Live by the sword…

Ranting about the lack of precision in language is one thing and quite a popular thing too, but being able to weed out all the imprecision in your own speech is another. I love “the skeptics guide to the universe” and James Randi, with his million dollar prize. I’m trying to listen to their entire back catalogue of podcasts (over 8 years worth) and enjoying it greatly.

The only thing that bothers me is that at times they can be quite prescriptive about language use. This doesn’t seem fitting for sceptics, -but at the same time, its hardly surprising for me to see scientists muscle in on linguists’ territory.

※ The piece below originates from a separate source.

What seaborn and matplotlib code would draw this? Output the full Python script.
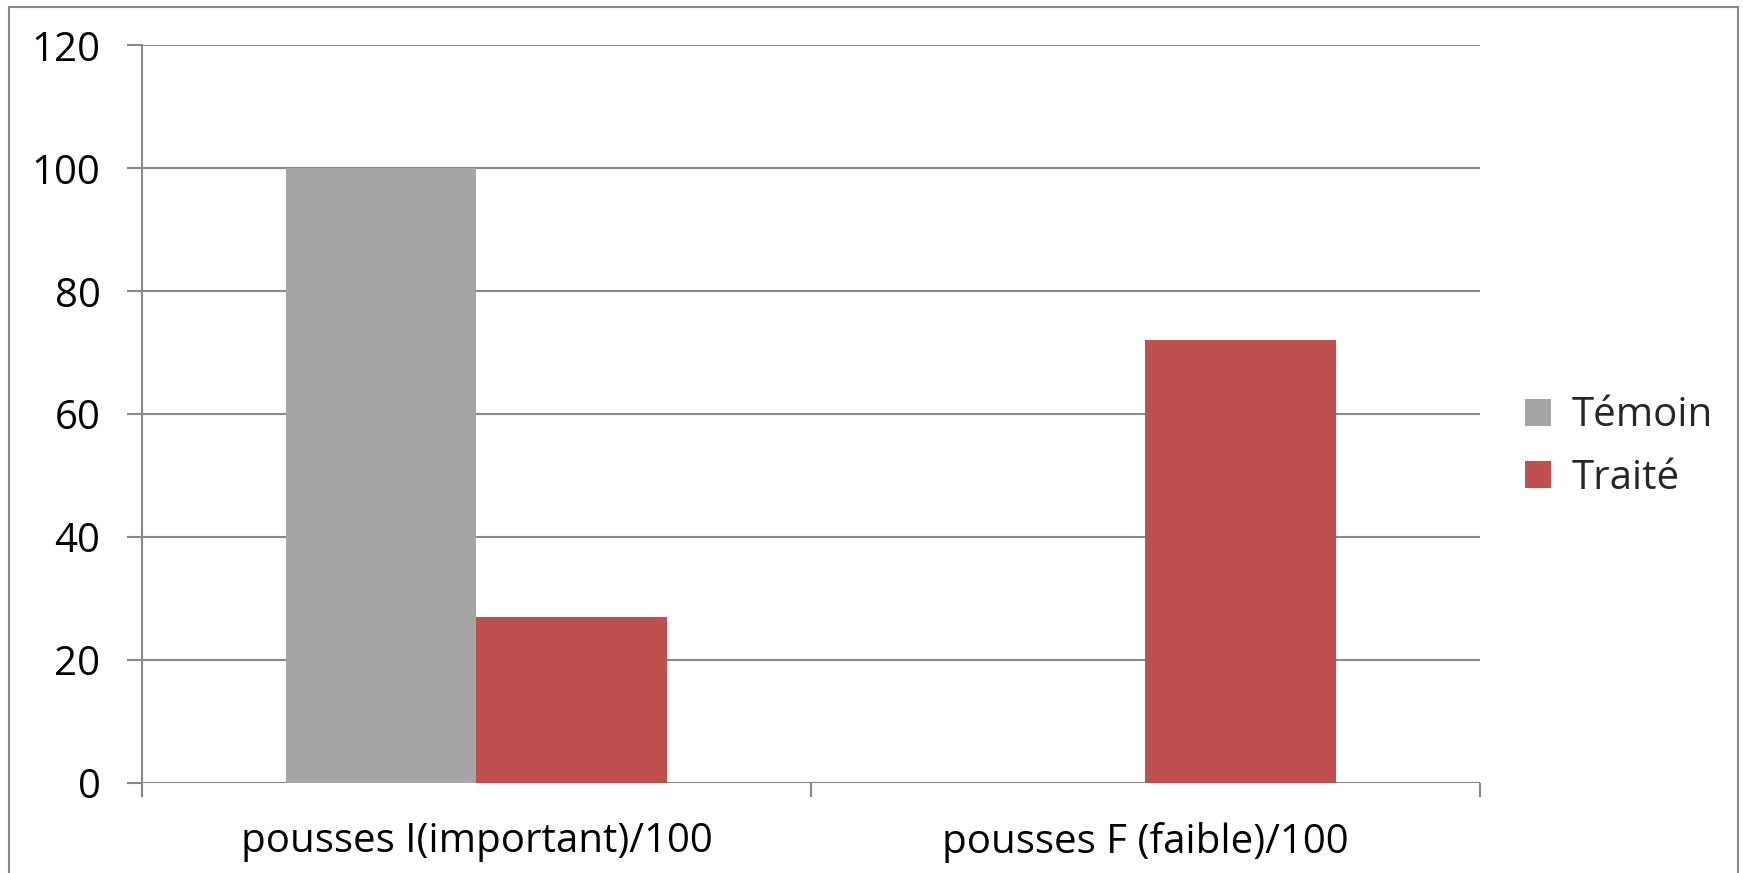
import pandas as pd
import matplotlib.pyplot as plt
import seaborn as sns
from matplotlib.patches import Rectangle

categories = ["pousses I(important)/100", "pousses F (faible)/100"]
series = ["Témoin", "Traité"]
temoin = [100, 0]
traite = [27, 72]
yticks = [0, 20, 40, 60, 80, 100, 120]

df = pd.DataFrame({
    "cat": categories * 2,
    "serie": [series[0]] * 2 + [series[1]] * 2,
    "val": temoin + traite,
})

sns.set_style("white")
plt.rcParams["font.family"] = ["Open Sans", "DejaVu Sans"]

fig = plt.figure(figsize=(17.43, 8.73), dpi=100)
ax = fig.add_axes([0.0815, 0.103, 0.7675, 0.845])

sns.barplot(data=df, x="cat", y="val", hue="serie", ax=ax,
            palette=["#a5a5a5", "#c0504d"], width=0.57, saturation=1,
            linewidth=0)

ax.set_ylim(0, 120)
ax.set_xlim(-0.5, 1.5)
ax.set_yticks(yticks)
ax.yaxis.grid(True, color="#888888", linewidth=1.5)
ax.set_axisbelow(True)
for s in ["top", "right", "bottom"]:
    ax.spines[s].set_visible(False)
ax.spines["left"].set_color("#888888")
ax.spines["left"].set_linewidth(1.5)
ax.axhline(0, color="#888888", linewidth=2, zorder=0.5)

# category labels sit between the group separator ticks
ax.set_xticks([-0.5, 0.5, 1.5], minor=False)
ax.set_xticklabels([])
ax.set_xticks([0, 1], minor=True)
ax.set_xticklabels(categories, minor=True, fontsize=29, color="black")
ax.tick_params(axis="x", which="major", length=10, width=1.5, color="#888888", bottom=True)
ax.tick_params(axis="x", which="minor", length=0, pad=28)
ax.tick_params(axis="y", length=11, width=1.5, color="#888888", left=True,
               labelsize=29, labelcolor="black", pad=19)
ax.set_xlabel("")
ax.set_ylabel("")

ax.legend(loc="center left", bbox_to_anchor=(1.034, 0.455), frameon=False,
          fontsize=29, handlelength=0.65, handleheight=0.65,
          handletextpad=0.5, labelspacing=0.55, borderaxespad=0, borderpad=0)

fig.patches.append(Rectangle((9 / 1743, -0.01), (1738 - 9) / 1743, 1 - 7 / 873 + 0.01,
                             transform=fig.transFigure, fill=False,
                             edgecolor="#888888", linewidth=1.5))

fig.savefig("out.png", dpi=100)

Anyway, episode 181 features a section with James Randi complaining about imprecision in language use; redundant’ phrases like “unfortunate tragedy”, “rich millionaires” and a “deadly fatality”. Fine, go ahead and complain about this stuff, but if you are going to complain Randi, then in the very next breath, don’t say something like this:

[interviewees] begin every single response with the phrase “well…”

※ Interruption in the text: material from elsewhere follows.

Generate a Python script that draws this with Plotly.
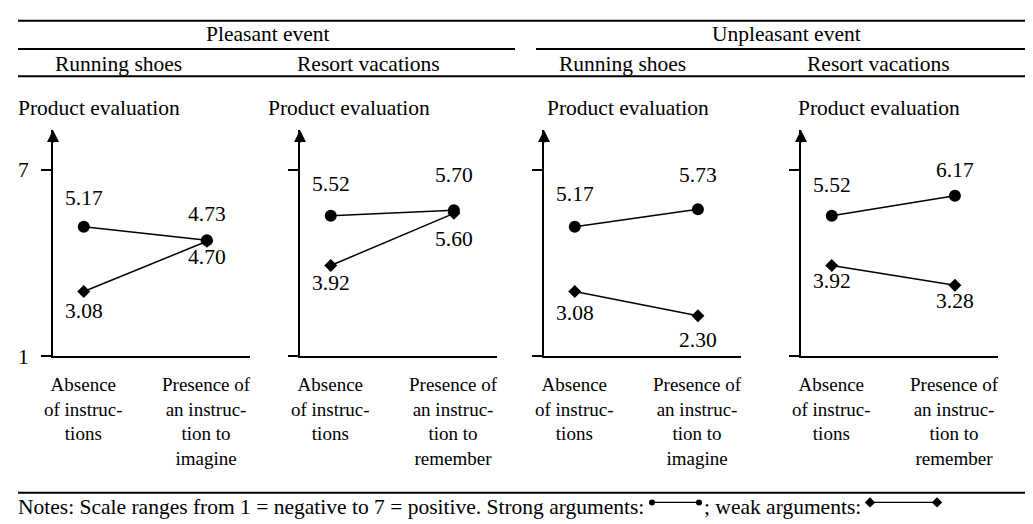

Hold on, every single? As a oppose to what? Surely if you want to remove redundancy this should be “every response”. Randi has shown here that it’s a lot easier to pick at things you don’t like than to actually remove all of the supposed imperfections from your speech. If you’re going to criticize language use you’d better make sure yours is perfect. Five seconds before he makes this ‘blunder’ Randi says:

I understand that this is only an expression but it’s a careless one.